Most countries in the world have figured out that an open, neutral dark fiber network is the essential basis of fairness for all network operators, and therefore the economic growth of the country itself. Many countries have only recently discovered this key to increasing their gross domestic product, but Germany is one country that has had the benefit of an independent dark fiber provider for more than 15 years. That provider is GasLINE.
From their website:
“GasLINE GmbH & Co. KG was established in 1996 by 15 German gas transmission and regional distribution companies. It has a Germany-wide integrated fibre-optic cable network, offering dark fibre capacity to national and international telecommunication companies.“The cables which, for safety reasons, are usually installed in the rights of way of gas pipelines, connect the telecommunication hubs of all major cities. The GasLINE network presently comprises more than 9,500 km of fibre-optic cable. It is gradually expanded in line with customer needs and specifications. In more than 100 cities, the GasLINE cable network connects to telehouses and so-called points of presence.
“GasLINE's flexibility and customer dedication make it the ideal service provider for telecommunication companies. More than 100 national and international carriers are satisfied GasLINE customers.”
Aside from the fact that they spell fiber as fibre, everything else is fairly standard yet quite exceptional. GasLINE uses the natural gas utility rights of way to get around Germany, which is a key to their success. They sell dark fiber within Germany to more than 100 customers from Germany and abroad, and they invest in the expansion of their dark fiber network in more than 100 cities as demand dictates. What is important to note is that just because they already have fiber in the ground does not constitute a glut of fiber everywhere, as evidenced by the new builds that they themselves do.

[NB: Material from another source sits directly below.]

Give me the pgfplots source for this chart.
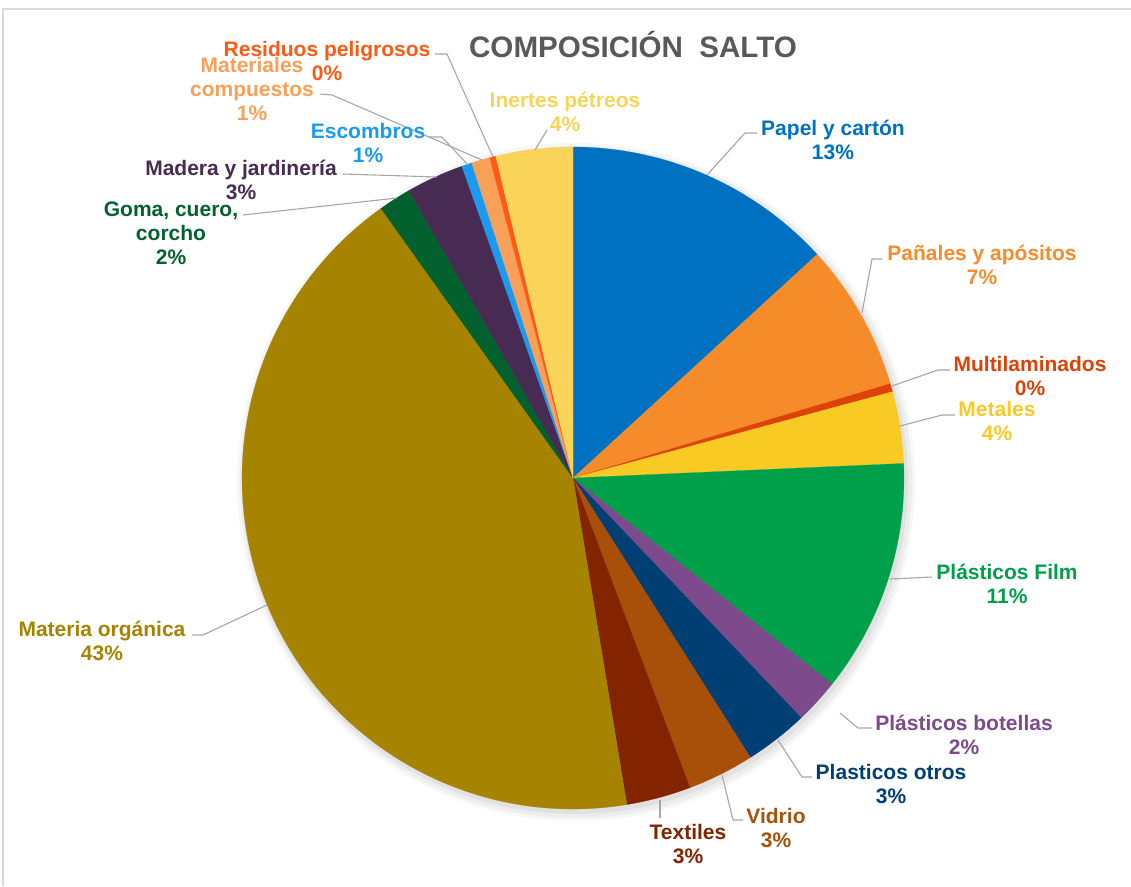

Most, if not all, carriers that have and will enter Germany take GasLINE for granted. It is the only carrier-neutral dark fiber system of its kind in Germany, so imagine what the country would be like if it did not exist. Would all of those 100-plus carriers get around so easily and cost effectively? Just look at any one of the dozens of countries around the world that do not have such a neutral system, but desire one and notice the differences, specifically in GDP. The benefits are easy to see.
In addition to offering dark fiber, GasLINE also provides associated carrier-neutral co-location in facilities that they own all along the route. This is a subtle and seemingly unnoticed component of their business, but is another one of the keys to their success. If not for the carrier-neutral GasLINE real estate, where would the 100-plus carriers place their networking equipment? The cost to any one network operator that uses the GasLINE dark fiber and co-location facilities to try and build all that GasLINE has in place is so high that it makes it impossible to consider.
In addition to the stated physical layer products that the company offers the most obvious and additional key to their success is that their dark fiber is built directly into the main telehouses (carrier hotels and, or data centers) in the country. This is incredibly important because all networks generally need to connect to others at some point, and any fiber route that lacks access to common network interconnection points has a significantly decreased value as a result.
Similarly, access to the fiber at mid-points along the route provides additional benefit not only to those in the mid-points, but also those on the endpoints in the telehouses. Although this may seem completely logical, it is astonishing how many networks are not built this way and therefore how many countries lack such beneficial network access.
GasLINE was originally built to serve the purpose of managing the 15 separate natural gas companies and their transmission and distribution. The fiber was placed in duct along the pipelines and then used to monitor and control the gas flow. The additional fiber was made available to carriers for the purposes of them lighting their own networks throughout Germany. The master plan was not necessarily for a nationwide, carrier-neutral dark fiber network, but the end result was and is an amazing and essential business and resource for the entire country.